A Feature Review of
A Course in Desert Spirituality
Reviewed by Mark A. Jenkins
Thomas Merton served as master of novices at the Abbey of Gethsemane for ten years, from October 1955 until he moved permanently to his hermitage in August of 1965. Beginning in April of 1962, his lectures to the novices and later to the entire community were recorded on reel-to-reel tapes. More than 400 hours of these recordings are housed at the Thomas Merton Center of Bellarmine University in Louisville, Kentucky. Researchers and visitors are given access to these recordings, now remastered and transferred to compact disks.
Through the years, the audio of many of these lectures have been made available by various publishing houses. Now You Know Media sells a somewhat pricey series of 35 disk collections as well as audio downloads. I myself have purchased some of Merton’s lectures through Amazon’s Audible.com. And, while I was reading A Course in Desert Spirituality, I received an offer from MertonTalks, a subscription service that weekly issues selections from his conferences for a reasonably priced $7 per month (https://mertontalks.com/).

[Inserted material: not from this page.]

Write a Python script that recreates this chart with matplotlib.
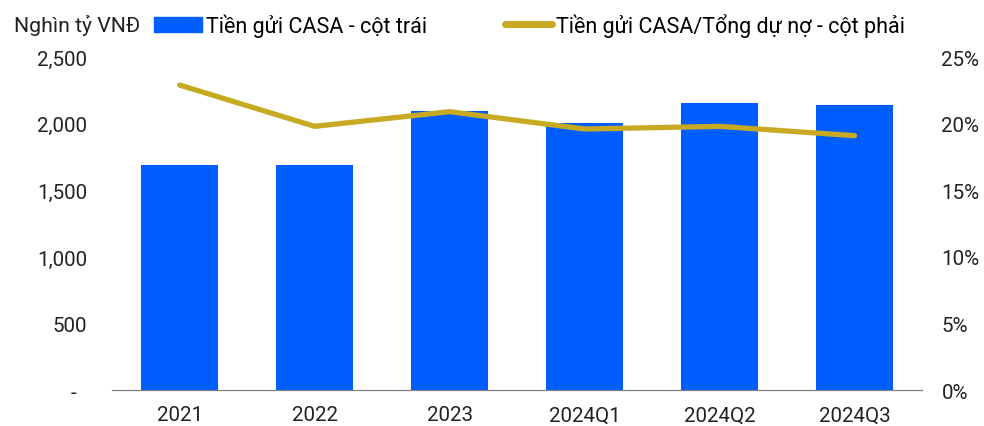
import matplotlib.pyplot as plt
import numpy as np
from matplotlib.patches import Patch
from matplotlib.lines import Line2D

plt.rcParams['font.family'] = ['Roboto', 'DejaVu Sans']

# data
periods = ['2021', '2022', '2023', '2024Q1', '2024Q2', '2024Q3']
casa = [1688, 1688, 2095, 2005, 2155, 2140]          # nghìn tỷ VNĐ
casa_ratio = [22.9, 19.8, 20.9, 19.6, 19.8, 19.1]    # %

blue = '#005EFF'
gold = '#C8AA22'
fs = 14.8

fig = plt.figure(figsize=(9.84, 4.27), dpi=100)
ax = fig.add_axes([0.114, 0.084, 0.823, 0.78])
ax2 = ax.twinx()

x = np.arange(len(periods))
ax.bar(x, casa, width=0.57, color=blue, zorder=2)
ax2.plot(x, casa_ratio, color=gold, lw=3.8, solid_capstyle='round', solid_joinstyle='round', zorder=3)

ax.set_xlim(-0.5, len(periods) - 0.5)
ax.set_ylim(0, 2500)
ax2.set_ylim(0, 25)
ax.set_yticks([0, 500, 1000, 1500, 2000, 2500])
ax.set_yticklabels(['-  ', '500', '1,000', '1,500', '2,000', '2,500'])
ax2.set_yticks([0, 5, 10, 15, 20, 25])
ax2.set_yticklabels([f'{v}%' for v in [0, 5, 10, 15, 20, 25]])
ax.set_xticks(x)
ax.set_xticklabels(periods)

for a in (ax, ax2):
    for s in ['top', 'left', 'right']:
        a.spines[s].set_visible(False)
    a.spines['bottom'].set_color('#808080')
    a.tick_params(length=0, labelsize=fs, colors='#222222')
ax.tick_params(axis='y', pad=18)
ax2.tick_params(axis='y', pad=14)
ax.tick_params(axis='x', pad=11)

fig.text(0.014, 0.94, 'Nghìn tỷ VNĐ', fontsize=15.3, color='#222222', va='center')

handles = [Patch(color=blue), Line2D([0], [0], color=gold, lw=5, solid_capstyle='round')]
labels = ['Tiền gửi CASA - cột trái', 'Tiền gửi CASA/Tổng dự nợ - cột phải']
fig.legend(handles, labels, loc='center left', bbox_to_anchor=(0.157, 0.94), ncol=2,
           frameon=False, fontsize=15.5, handlelength=2.2, handletextpad=0.2,
           columnspacing=3.6, borderaxespad=0, borderpad=0)

fig.savefig('out.png', dpi=100)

One thing that comes through in the recordings is Merton’s caring and congenial nature as a teacher. Clearly, he had a good rapport with the novices in his charge and his lectures are spiced throughout with humor and asides that I am all but certain are missing from his notes. Listening to the lectures, I have come to the conclusion that some of his best material and insights are found in such side comments. Abbot John Eudes Bamberger, has written of him:
As a teacher Merton conveyed not only lively interest in these fields of knowledge but a real enthusiasm. He was invariably well prepared for his classes and had an informal manner of delivery that resulted in a friendly spirit that we carried with us into the various activities of the day that included attendance at choir offices and manual labor in the fields and vegetable gardens. (”Thomas Merton: Memories of a Brother Monk” at http://www.abbotjohneudes.org/TM-100th.pdf.)
Merton was a formidable scholar, a quality demonstrated in ample measure in the 15 lectures included in this book. The bulk of material is from Patrick F. O’Connell’s edition of Cassian and the Fathers: Initiation into the Monastic Tradition (Cistercian Publications, 2005). That edition is heavily footnoted and filled with enough scholarly apparatus to frighten off many a reader. Editor Jon M. Sweeney, whose oeuvre is fast approaching 40 books, has done a yeoman’s job of abridging this material, making it much more user friendly and far more accessible to a wider, general audience. “My task,” he writes, “has been mostly to pare the talks down to more digestible size.” (170)
Each lecture can and does stand on its own. Very little attempt seems to have been made to present a systematic treatment of the desert abbas and ammas. This is an observation not a criticism. Systematics has very little to do with the traditions of these men and women whose lives and commitments seem so foreign, yet somehow attractive to our modern sensibilities. I was especially appreciative of Merton’s treatment of the Cappadocians. It is not often that one encounters Basil or the Gregories set so firmly within the context of desert spirituality. But, even though they spent much of their lives in service of church hierarchy, it is clear that they were each drawn to more ascetic, less worldly, expressions of spirituality. Of equal interest is the amount of time Merton spends exploring the clear connections that exist between the theologies and practices of the desert and the many contemporaneous heresies confronting the early church. As I read, I could not help but be carried back to undergrad studies of Byzantine history and seminary surveys of early church controversies.
If one is drawn to this book not because it contains the words and teaching of Thomas Merton but rather in order to learn about the spirituality and practice of these ancient ascetics, there are probably other, more helpful and less rambling, works available. But that’s not likely to be the motivation of most potential readers. This is not simply another book on the desert. It is a book of writings by a figure that, even now more than 50 years following his untimely death, many of us still find compelling in both his biography and his thought. In that respect, this book does not disappoint. Anyone who knows the many struggles Merton had with obedience and monastic discipline will find themselves generously rewarded. Again and again, in his comments to the novices regarding the life of the monk, one can see his inner life on display. Quoting Melania the Younger he defines obedience as “doing what you do not like to do, for the satisfaction of the one who commands you” (67). And in his discussion of the rule of Pachomius, his own personal struggles with his abbot lurk constantly just beneath the surface:
The danger for hermits is individualism and anarchy. The danger for cenobites is excessive organisation, totalitarianism, and mechanical routine. … In the cenobium, the responsibility rests first of all with superiors, but the subject too must be careful not to let himself become merely a passive cog in a machine. A monastery must be an organism, not just an organization. (36)
Listening to audio versions of such lectures, Merton’s humor and grace is almost always present. His passion and concern for those for whom he has been given the responsibility of formation is constant and unwavering. To some extent, the same can be said of these chapters based on his notes. But I find myself wondering if, aside from the sometimes not so subtle way his own personal biography shows up, the printed word is really capable of communicating the person captured by the recordings. One thing, though, is certain. Those who have spent a lifetime in Merton’s (literary) company are not likely to find themselves disappointed with this book.